I love that several of you read yesterday’s post and questioned whether I should continue running.
No one suggested that I turn myself in for a potential black-out killing. (A special tip of the hat to Sir, who eased my mind a bit with the whole “you can’t be convicted” comment.)
Here’s the thing. Yes. Running is difficult for me. It’s the first thing I’ve done in quite some time that REALLY challenges me both mentally and physically. (This is where I would insert a Fifty Shades of Grey joke, but I have no idea what you are talking about.) Nine months ago I couldn’t run for more than two minutes without wanting to die. (Because my leg was broken. Because I was heel striking. Because I don’t read history books, so I’m destined to make the same mistakes as Napoleon.) Now I can run for about five minutes without wanting to die, and then I can KEEP running for 21 more minutes! I’m not quitting now.
Actually, after I reach the point where running comes easy, I’m going to start Kobe Bryanting myself over moving cars.

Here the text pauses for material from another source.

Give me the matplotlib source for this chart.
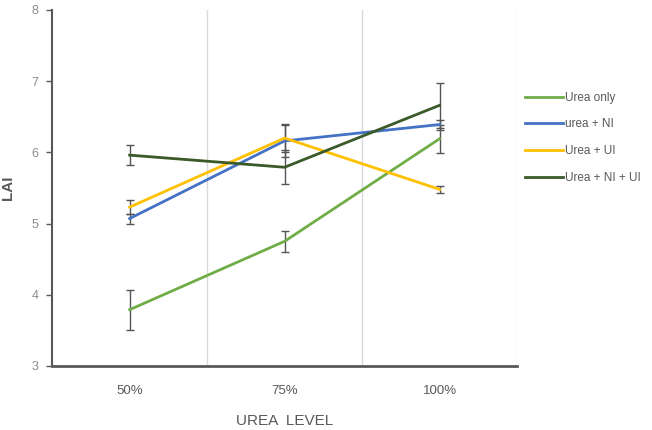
import numpy as np
import matplotlib
matplotlib.use("Agg")
from matplotlib import pyplot as plt
from matplotlib.lines import Line2D

plt.rcParams["font.family"] = ["Liberation Sans Narrow", "Liberation Sans", "DejaVu Sans"]

# データ
levels = ["50%", "75%", "100%"]
series_names = ["Urea only", "urea + NI", "Urea + UI", "Urea + NI + UI"]
lai = [
    [3.79, 4.75, 6.19],
    [5.07, 6.16, 6.39],
    [5.23, 6.20, 5.48],
    [5.96, 5.79, 6.66],
]
lai_err = [
    [0.28, 0.15, 0.20],
    [0.07, 0.22, 0.07],
    [0.10, 0.20, 0.05],
    [0.14, 0.24, 0.32],
]
colors = ["#70AD47", "#4472C4", "#FFC000", "#3A5A2A"]

fig = plt.figure(figsize=(6.52, 4.30), dpi=100)
ax = fig.add_axes([0.08, 0.149, 0.713, 0.828])

x = np.arange(len(levels))
handles = []
for vals, errs, name, c in zip(lai, lai_err, series_names, colors):
    ax.errorbar(x, vals, yerr=errs, color=c, lw=2.0,
                ecolor="#555555", elinewidth=1.0, capsize=3, capthick=1.0)
    handles.append(Line2D([], [], color=c, lw=2.0, label=name))

# カテゴリの区切り線
for b in [0.5, 1.5, 2.5]:
    ax.axvline(b, color="#d9d9d9", lw=1.0, zorder=0)

ax.set_xlim(-0.5, 2.5)
ax.set_ylim(3, 8)
ax.set_xticks(x)
ax.set_xticklabels(levels)
ax.set_yticks(range(3, 9))
ax.tick_params(axis="x", length=0, pad=14, labelsize=9.5, colors="#595959")
ax.tick_params(axis="y", length=4, width=1.0, color="#595959", labelsize=9,
               labelcolor="#8c8c8c", pad=6)

for s in ["top", "right"]:
    ax.spines[s].set_visible(False)
ax.spines["left"].set_color("#595959")
ax.spines["left"].set_linewidth(1.5)
ax.spines["bottom"].set_color("#595959")
ax.spines["bottom"].set_linewidth(2.0)

ax.set_xlabel("UREA  LEVEL", fontsize=11, color="#595959", labelpad=12)
ax.set_ylabel("LAI", fontsize=11, color="#595959", fontweight="bold", labelpad=12)

ax.legend(handles=handles, loc="upper left", bbox_to_anchor=(0.995, 0.80),
          frameon=False, fontsize=8.5, labelcolor="#595959", handlelength=3.2,
          handletextpad=0.2, labelspacing=1.25)

fig.savefig("out.png", dpi=100)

This morning was not a good one at our house. The girls were crabby and we’re out of Aleve and the dress I’m wearing to this weekend’s wedding is NOT looking good.
Harper: Are you sick?
Me: No, but my arm is acting like it wants to be somewhere else.
Harper: Are you angry?
Me: No. Here’s the deal. I don’t like referring to myself as Mommy, but I’m about to make an exception. I’m going to say this one time only, and I’m not going to offer any sort of explanation. Are you ready?
Harper: I’m ready.
Me: Mommy needs Spanx.
Me: Grab your backpack. Let’s go.
Thirty minutes later, I found myself in a dressing room trying to sausage myself into at least 11 different styles of shape wear. (This is what you’re missing on Instagram.) It was absolutely terrible. I couldn’t even pull one of the styles up past my knees, so I challenged myself to find the size that I COULD actually pull up. XXL. I almost bought the XXL (it was black and shiny), but then it occurred to me that this isn’t how it’s supposed to work. (Side story: I currently have my running application set to believe that I weigh 380 pounds, because it feels good when my display says that I’ve worked off over 500 calories. The reality isn’t nearly as rewarding.)
I went with this. (Do NOT watch the video on that page. If you’re anything like me, it will make you want to put your fist through a wall—which is something I’ve never actually done. I definitely disagree with the woman who announces that the model has a slight muffin top. Don’t even get me started on this.)
After putting my pants back on and paying for my goods, I stopped by the drugstore to pick up some Nutter Butters. (They are vegan.) Don’t look at me.